** Set exercise **
Reproduce the listing exactly and skip over any pictures.

** Data block **
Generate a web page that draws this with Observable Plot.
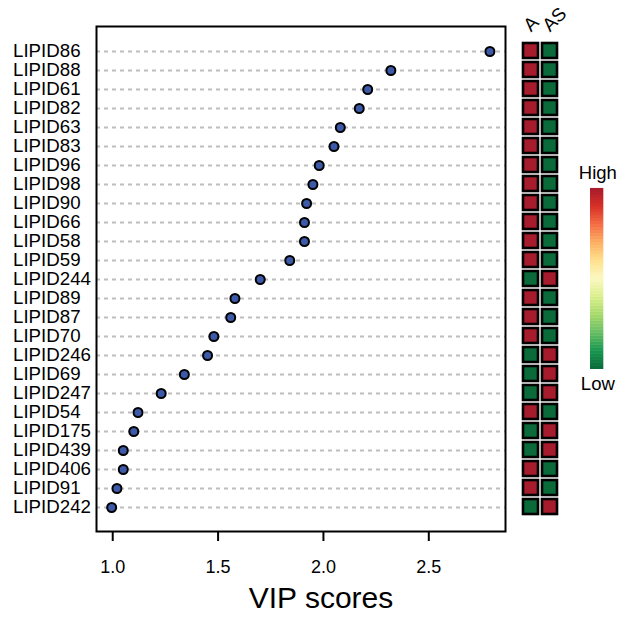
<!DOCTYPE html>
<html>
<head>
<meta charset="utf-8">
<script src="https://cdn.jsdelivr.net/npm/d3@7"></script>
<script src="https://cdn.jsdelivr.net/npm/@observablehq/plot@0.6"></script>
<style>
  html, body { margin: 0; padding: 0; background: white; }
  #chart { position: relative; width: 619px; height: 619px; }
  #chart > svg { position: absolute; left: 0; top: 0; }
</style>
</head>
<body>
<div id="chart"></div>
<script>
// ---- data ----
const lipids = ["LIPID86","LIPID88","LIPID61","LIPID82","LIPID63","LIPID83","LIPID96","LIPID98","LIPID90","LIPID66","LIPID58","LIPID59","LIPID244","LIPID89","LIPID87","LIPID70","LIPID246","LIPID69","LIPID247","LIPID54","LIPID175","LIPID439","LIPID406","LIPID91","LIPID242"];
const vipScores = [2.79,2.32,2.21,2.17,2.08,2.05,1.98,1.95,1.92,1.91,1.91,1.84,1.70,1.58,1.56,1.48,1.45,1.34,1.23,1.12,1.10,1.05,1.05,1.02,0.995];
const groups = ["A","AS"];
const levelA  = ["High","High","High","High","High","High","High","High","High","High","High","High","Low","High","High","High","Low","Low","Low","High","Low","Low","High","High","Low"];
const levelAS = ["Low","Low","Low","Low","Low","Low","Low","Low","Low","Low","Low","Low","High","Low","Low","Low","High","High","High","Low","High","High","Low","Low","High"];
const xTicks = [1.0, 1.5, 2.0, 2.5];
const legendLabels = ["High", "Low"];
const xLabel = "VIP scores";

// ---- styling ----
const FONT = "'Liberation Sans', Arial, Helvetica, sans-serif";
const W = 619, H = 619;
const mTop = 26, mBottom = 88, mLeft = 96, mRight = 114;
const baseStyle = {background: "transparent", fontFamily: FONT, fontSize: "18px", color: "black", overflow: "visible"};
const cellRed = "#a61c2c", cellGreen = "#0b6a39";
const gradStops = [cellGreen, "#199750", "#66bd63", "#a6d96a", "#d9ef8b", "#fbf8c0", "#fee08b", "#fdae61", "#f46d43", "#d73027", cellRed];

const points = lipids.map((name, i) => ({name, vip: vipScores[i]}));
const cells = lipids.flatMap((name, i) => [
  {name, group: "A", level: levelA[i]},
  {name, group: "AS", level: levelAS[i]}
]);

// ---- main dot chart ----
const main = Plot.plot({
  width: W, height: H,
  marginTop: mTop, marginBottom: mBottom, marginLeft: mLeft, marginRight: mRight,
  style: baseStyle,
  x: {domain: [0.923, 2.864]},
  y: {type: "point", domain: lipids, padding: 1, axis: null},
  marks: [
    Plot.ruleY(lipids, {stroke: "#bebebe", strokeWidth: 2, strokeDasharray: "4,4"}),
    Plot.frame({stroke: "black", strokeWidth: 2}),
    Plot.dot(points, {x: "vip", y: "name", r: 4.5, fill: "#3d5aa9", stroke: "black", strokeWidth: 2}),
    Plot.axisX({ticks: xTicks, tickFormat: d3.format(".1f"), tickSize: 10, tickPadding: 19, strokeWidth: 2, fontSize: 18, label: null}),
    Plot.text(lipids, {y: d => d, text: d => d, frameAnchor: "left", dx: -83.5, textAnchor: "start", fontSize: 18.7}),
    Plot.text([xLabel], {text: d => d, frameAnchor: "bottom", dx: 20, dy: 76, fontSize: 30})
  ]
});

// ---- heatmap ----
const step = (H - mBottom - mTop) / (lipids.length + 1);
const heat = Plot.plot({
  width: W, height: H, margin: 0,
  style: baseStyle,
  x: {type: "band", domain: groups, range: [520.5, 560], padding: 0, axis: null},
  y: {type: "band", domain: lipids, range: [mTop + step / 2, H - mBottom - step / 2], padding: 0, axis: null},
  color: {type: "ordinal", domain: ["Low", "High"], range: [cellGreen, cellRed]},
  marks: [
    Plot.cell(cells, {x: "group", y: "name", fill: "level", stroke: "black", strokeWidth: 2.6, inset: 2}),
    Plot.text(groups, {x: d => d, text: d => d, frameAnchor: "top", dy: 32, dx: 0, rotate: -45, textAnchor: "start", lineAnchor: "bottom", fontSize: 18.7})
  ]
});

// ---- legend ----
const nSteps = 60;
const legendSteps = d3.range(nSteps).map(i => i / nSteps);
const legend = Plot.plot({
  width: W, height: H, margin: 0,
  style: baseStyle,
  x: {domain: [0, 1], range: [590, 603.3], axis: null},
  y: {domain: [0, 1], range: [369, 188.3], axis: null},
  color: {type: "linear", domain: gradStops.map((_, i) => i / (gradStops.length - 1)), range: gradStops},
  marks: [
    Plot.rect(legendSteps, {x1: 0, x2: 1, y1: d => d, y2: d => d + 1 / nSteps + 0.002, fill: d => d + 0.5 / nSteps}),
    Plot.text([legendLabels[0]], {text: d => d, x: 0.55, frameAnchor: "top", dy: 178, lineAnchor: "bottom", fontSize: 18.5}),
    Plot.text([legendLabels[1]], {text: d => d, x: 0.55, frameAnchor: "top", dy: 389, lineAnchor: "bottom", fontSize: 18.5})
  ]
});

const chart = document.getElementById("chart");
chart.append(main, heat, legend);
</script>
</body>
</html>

** Result below **
Generate a web page that draws this with Observable Plot.
<!DOCTYPE html>
<html>
<head>
<meta charset="utf-8">
<script src="https://cdn.jsdelivr.net/npm/d3@7"></script>
<script src="https://cdn.jsdelivr.net/npm/@observablehq/plot@0.6"></script>
<style>
  html, body { margin: 0; padding: 0; background: white; }
  #chart { position: relative; width: 619px; height: 619px; }
  #chart > svg { position: absolute; left: 0; top: 0; }
</style>
</head>
<body>
<div id="chart"></div>
<script>
// ---- data ----
const lipids = ["LIPID86","LIPID88","LIPID61","LIPID82","LIPID63","LIPID83","LIPID96","LIPID98","LIPID90","LIPID66","LIPID58","LIPID59","LIPID244","LIPID89","LIPID87","LIPID70","LIPID246","LIPID69","LIPID247","LIPID54","LIPID175","LIPID439","LIPID406","LIPID91","LIPID242"];
const vipScores = [2.79,2.32,2.21,2.17,2.08,2.05,1.98,1.95,1.92,1.91,1.91,1.84,1.70,1.58,1.56,1.48,1.45,1.34,1.23,1.12,1.10,1.05,1.05,1.02,0.995];
const groups = ["A","AS"];
const levelA  = ["High","High","High","High","High","High","High","High","High","High","High","High","Low","High","High","High","Low","Low","Low","High","Low","Low","High","High","Low"];
const levelAS = ["Low","Low","Low","Low","Low","Low","Low","Low","Low","Low","Low","Low","High","Low","Low","Low","High","High","High","Low","High","High","Low","Low","High"];
const xTicks = [1.0, 1.5, 2.0, 2.5];
const legendLabels = ["High", "Low"];
const xLabel = "VIP scores";

// ---- styling ----
const FONT = "'Liberation Sans', Arial, Helvetica, sans-serif";
const W = 619, H = 619;
const mTop = 26, mBottom = 88, mLeft = 96, mRight = 114;
const baseStyle = {background: "transparent", fontFamily: FONT, fontSize: "18px", color: "black", overflow: "visible"};
const cellRed = "#a61c2c", cellGreen = "#0b6a39";
const gradStops = [cellGreen, "#199750", "#66bd63", "#a6d96a", "#d9ef8b", "#fbf8c0", "#fee08b", "#fdae61", "#f46d43", "#d73027", cellRed];

const points = lipids.map((name, i) => ({name, vip: vipScores[i]}));
const cells = lipids.flatMap((name, i) => [
  {name, group: "A", level: levelA[i]},
  {name, group: "AS", level: levelAS[i]}
]);

// ---- main dot chart ----
const main = Plot.plot({
  width: W, height: H,
  marginTop: mTop, marginBottom: mBottom, marginLeft: mLeft, marginRight: mRight,
  style: baseStyle,
  x: {domain: [0.923, 2.864]},
  y: {type: "point", domain: lipids, padding: 1, axis: null},
  marks: [
    Plot.ruleY(lipids, {stroke: "#bebebe", strokeWidth: 2, strokeDasharray: "4,4"}),
    Plot.frame({stroke: "black", strokeWidth: 2}),
    Plot.dot(points, {x: "vip", y: "name", r: 4.5, fill: "#3d5aa9", stroke: "black", strokeWidth: 2}),
    Plot.axisX({ticks: xTicks, tickFormat: d3.format(".1f"), tickSize: 10, tickPadding: 19, strokeWidth: 2, fontSize: 18, label: null}),
    Plot.text(lipids, {y: d => d, text: d => d, frameAnchor: "left", dx: -83.5, textAnchor: "start", fontSize: 18.7}),
    Plot.text([xLabel], {text: d => d, frameAnchor: "bottom", dx: 20, dy: 76, fontSize: 30})
  ]
});

// ---- heatmap ----
const step = (H - mBottom - mTop) / (lipids.length + 1);
const heat = Plot.plot({
  width: W, height: H, margin: 0,
  style: baseStyle,
  x: {type: "band", domain: groups, range: [520.5, 560], padding: 0, axis: null},
  y: {type: "band", domain: lipids, range: [mTop + step / 2, H - mBottom - step / 2], padding: 0, axis: null},
  color: {type: "ordinal", domain: ["Low", "High"], range: [cellGreen, cellRed]},
  marks: [
    Plot.cell(cells, {x: "group", y: "name", fill: "level", stroke: "black", strokeWidth: 2.6, inset: 2}),
    Plot.text(groups, {x: d => d, text: d => d, frameAnchor: "top", dy: 32, dx: 0, rotate: -45, textAnchor: "start", lineAnchor: "bottom", fontSize: 18.7})
  ]
});

// ---- legend ----
const nSteps = 60;
const legendSteps = d3.range(nSteps).map(i => i / nSteps);
const legend = Plot.plot({
  width: W, height: H, margin: 0,
  style: baseStyle,
  x: {domain: [0, 1], range: [590, 603.3], axis: null},
  y: {domain: [0, 1], range: [369, 188.3], axis: null},
  color: {type: "linear", domain: gradStops.map((_, i) => i / (gradStops.length - 1)), range: gradStops},
  marks: [
    Plot.rect(legendSteps, {x1: 0, x2: 1, y1: d => d, y2: d => d + 1 / nSteps + 0.002, fill: d => d + 0.5 / nSteps}),
    Plot.text([legendLabels[0]], {text: d => d, x: 0.55, frameAnchor: "top", dy: 178, lineAnchor: "bottom", fontSize: 18.5}),
    Plot.text([legendLabels[1]], {text: d => d, x: 0.55, frameAnchor: "top", dy: 389, lineAnchor: "bottom", fontSize: 18.5})
  ]
});

const chart = document.getElementById("chart");
chart.append(main, heat, legend);
</script>
</body>
</html>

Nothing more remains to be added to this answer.